Stated problem:
Your task is to give the listing below back word for word, pictures excluded.
━━━━━ Record list
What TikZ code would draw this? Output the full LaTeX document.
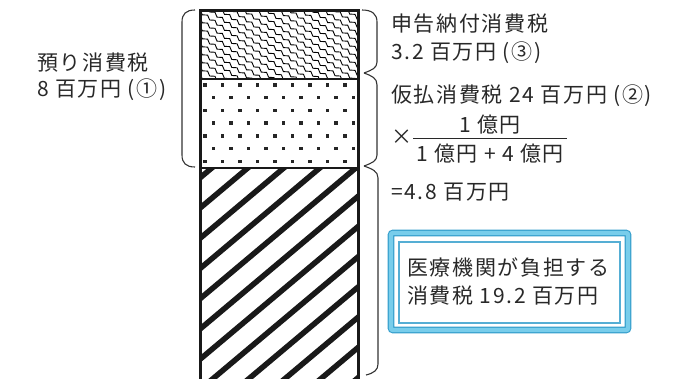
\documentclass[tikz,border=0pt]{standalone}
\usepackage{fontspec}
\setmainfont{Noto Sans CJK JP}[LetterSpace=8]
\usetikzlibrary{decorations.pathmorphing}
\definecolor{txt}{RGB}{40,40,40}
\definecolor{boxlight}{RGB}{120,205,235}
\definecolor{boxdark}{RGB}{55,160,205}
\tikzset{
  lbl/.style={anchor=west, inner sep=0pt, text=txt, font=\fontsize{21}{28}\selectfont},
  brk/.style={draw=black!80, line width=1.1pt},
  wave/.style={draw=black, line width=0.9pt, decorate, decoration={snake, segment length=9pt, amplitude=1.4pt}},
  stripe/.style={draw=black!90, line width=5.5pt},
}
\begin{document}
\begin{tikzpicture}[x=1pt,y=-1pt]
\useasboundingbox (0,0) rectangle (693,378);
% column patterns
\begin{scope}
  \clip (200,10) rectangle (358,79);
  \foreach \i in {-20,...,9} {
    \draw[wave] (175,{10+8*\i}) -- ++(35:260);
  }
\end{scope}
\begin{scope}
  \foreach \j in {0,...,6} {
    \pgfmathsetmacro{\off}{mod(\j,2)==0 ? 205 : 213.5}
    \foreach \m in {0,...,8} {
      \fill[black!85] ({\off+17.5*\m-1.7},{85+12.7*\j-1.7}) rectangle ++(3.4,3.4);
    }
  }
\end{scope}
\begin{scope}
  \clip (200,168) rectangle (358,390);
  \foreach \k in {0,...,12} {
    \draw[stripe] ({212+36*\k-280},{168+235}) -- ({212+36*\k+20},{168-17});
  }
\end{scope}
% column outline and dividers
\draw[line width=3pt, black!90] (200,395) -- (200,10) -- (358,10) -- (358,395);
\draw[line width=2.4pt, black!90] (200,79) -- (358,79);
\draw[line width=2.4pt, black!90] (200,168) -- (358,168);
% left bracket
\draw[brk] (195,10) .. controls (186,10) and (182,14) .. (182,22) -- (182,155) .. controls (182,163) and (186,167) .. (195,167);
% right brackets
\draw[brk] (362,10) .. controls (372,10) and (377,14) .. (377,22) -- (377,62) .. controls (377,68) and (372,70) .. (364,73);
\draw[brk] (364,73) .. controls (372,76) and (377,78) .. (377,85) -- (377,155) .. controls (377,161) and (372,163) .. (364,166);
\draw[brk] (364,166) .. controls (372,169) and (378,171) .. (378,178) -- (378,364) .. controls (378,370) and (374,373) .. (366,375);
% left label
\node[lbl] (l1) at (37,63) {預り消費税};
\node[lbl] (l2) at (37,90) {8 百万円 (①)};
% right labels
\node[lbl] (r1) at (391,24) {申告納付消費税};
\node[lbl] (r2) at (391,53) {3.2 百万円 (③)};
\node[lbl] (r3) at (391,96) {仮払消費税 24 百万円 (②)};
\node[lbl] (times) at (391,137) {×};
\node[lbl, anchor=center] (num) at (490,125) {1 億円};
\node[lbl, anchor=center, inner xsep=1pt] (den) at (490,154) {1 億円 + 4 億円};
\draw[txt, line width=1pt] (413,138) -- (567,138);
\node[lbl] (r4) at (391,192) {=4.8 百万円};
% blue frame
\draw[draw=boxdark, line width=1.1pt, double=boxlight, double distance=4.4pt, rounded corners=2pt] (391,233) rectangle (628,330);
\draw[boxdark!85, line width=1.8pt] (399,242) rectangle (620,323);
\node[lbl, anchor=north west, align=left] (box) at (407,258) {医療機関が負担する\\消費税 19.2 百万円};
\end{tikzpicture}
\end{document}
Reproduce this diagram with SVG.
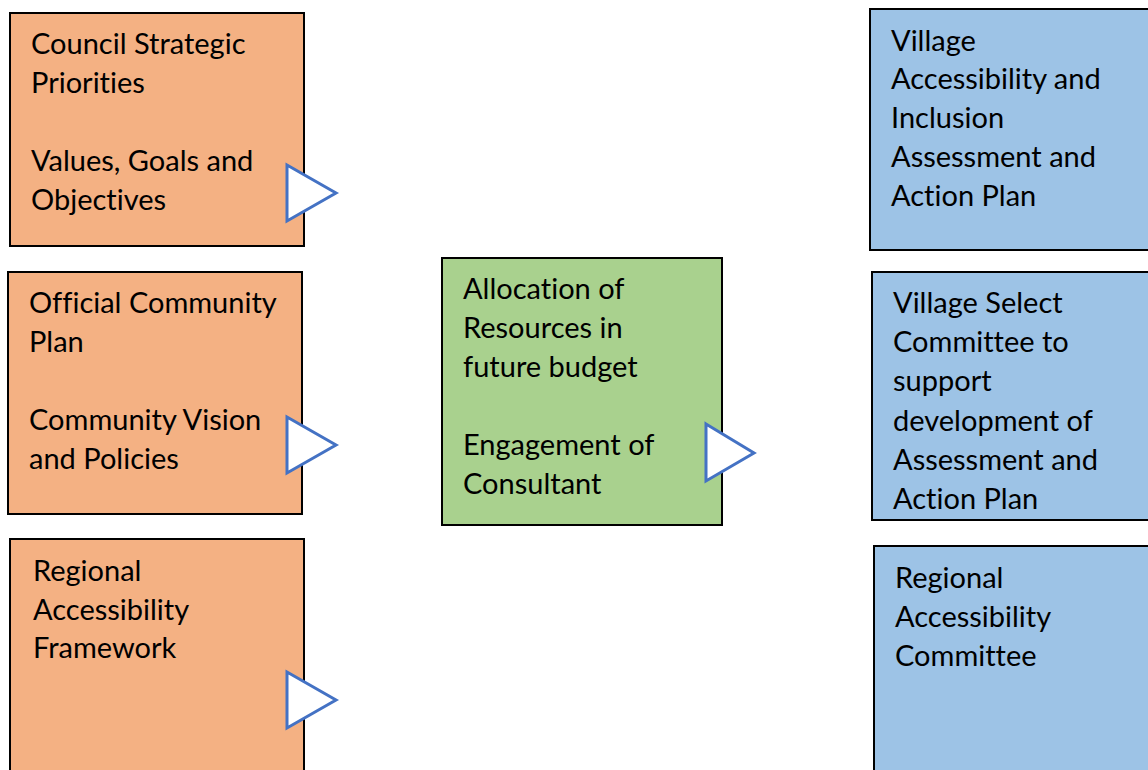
━━━━━━━━━━
Problem solution:
What TikZ code would draw this? Output the full LaTeX document.
\documentclass[tikz,border=0pt]{standalone}
\usepackage{fontspec}
\setmainfont{Noto Sans CJK JP}[LetterSpace=8]
\usetikzlibrary{decorations.pathmorphing}
\definecolor{txt}{RGB}{40,40,40}
\definecolor{boxlight}{RGB}{120,205,235}
\definecolor{boxdark}{RGB}{55,160,205}
\tikzset{
  lbl/.style={anchor=west, inner sep=0pt, text=txt, font=\fontsize{21}{28}\selectfont},
  brk/.style={draw=black!80, line width=1.1pt},
  wave/.style={draw=black, line width=0.9pt, decorate, decoration={snake, segment length=9pt, amplitude=1.4pt}},
  stripe/.style={draw=black!90, line width=5.5pt},
}
\begin{document}
\begin{tikzpicture}[x=1pt,y=-1pt]
\useasboundingbox (0,0) rectangle (693,378);
% column patterns
\begin{scope}
  \clip (200,10) rectangle (358,79);
  \foreach \i in {-20,...,9} {
    \draw[wave] (175,{10+8*\i}) -- ++(35:260);
  }
\end{scope}
\begin{scope}
  \foreach \j in {0,...,6} {
    \pgfmathsetmacro{\off}{mod(\j,2)==0 ? 205 : 213.5}
    \foreach \m in {0,...,8} {
      \fill[black!85] ({\off+17.5*\m-1.7},{85+12.7*\j-1.7}) rectangle ++(3.4,3.4);
    }
  }
\end{scope}
\begin{scope}
  \clip (200,168) rectangle (358,390);
  \foreach \k in {0,...,12} {
    \draw[stripe] ({212+36*\k-280},{168+235}) -- ({212+36*\k+20},{168-17});
  }
\end{scope}
% column outline and dividers
\draw[line width=3pt, black!90] (200,395) -- (200,10) -- (358,10) -- (358,395);
\draw[line width=2.4pt, black!90] (200,79) -- (358,79);
\draw[line width=2.4pt, black!90] (200,168) -- (358,168);
% left bracket
\draw[brk] (195,10) .. controls (186,10) and (182,14) .. (182,22) -- (182,155) .. controls (182,163) and (186,167) .. (195,167);
% right brackets
\draw[brk] (362,10) .. controls (372,10) and (377,14) .. (377,22) -- (377,62) .. controls (377,68) and (372,70) .. (364,73);
\draw[brk] (364,73) .. controls (372,76) and (377,78) .. (377,85) -- (377,155) .. controls (377,161) and (372,163) .. (364,166);
\draw[brk] (364,166) .. controls (372,169) and (378,171) .. (378,178) -- (378,364) .. controls (378,370) and (374,373) .. (366,375);
% left label
\node[lbl] (l1) at (37,63) {預り消費税};
\node[lbl] (l2) at (37,90) {8 百万円 (①)};
% right labels
\node[lbl] (r1) at (391,24) {申告納付消費税};
\node[lbl] (r2) at (391,53) {3.2 百万円 (③)};
\node[lbl] (r3) at (391,96) {仮払消費税 24 百万円 (②)};
\node[lbl] (times) at (391,137) {×};
\node[lbl, anchor=center] (num) at (490,125) {1 億円};
\node[lbl, anchor=center, inner xsep=1pt] (den) at (490,154) {1 億円 + 4 億円};
\draw[txt, line width=1pt] (413,138) -- (567,138);
\node[lbl] (r4) at (391,192) {=4.8 百万円};
% blue frame
\draw[draw=boxdark, line width=1.1pt, double=boxlight, double distance=4.4pt, rounded corners=2pt] (391,233) rectangle (628,330);
\draw[boxdark!85, line width=1.8pt] (399,242) rectangle (620,323);
\node[lbl, anchor=north west, align=left] (box) at (407,258) {医療機関が負担する\\消費税 19.2 百万円};
\end{tikzpicture}
\end{document}
Reproduce this diagram with SVG.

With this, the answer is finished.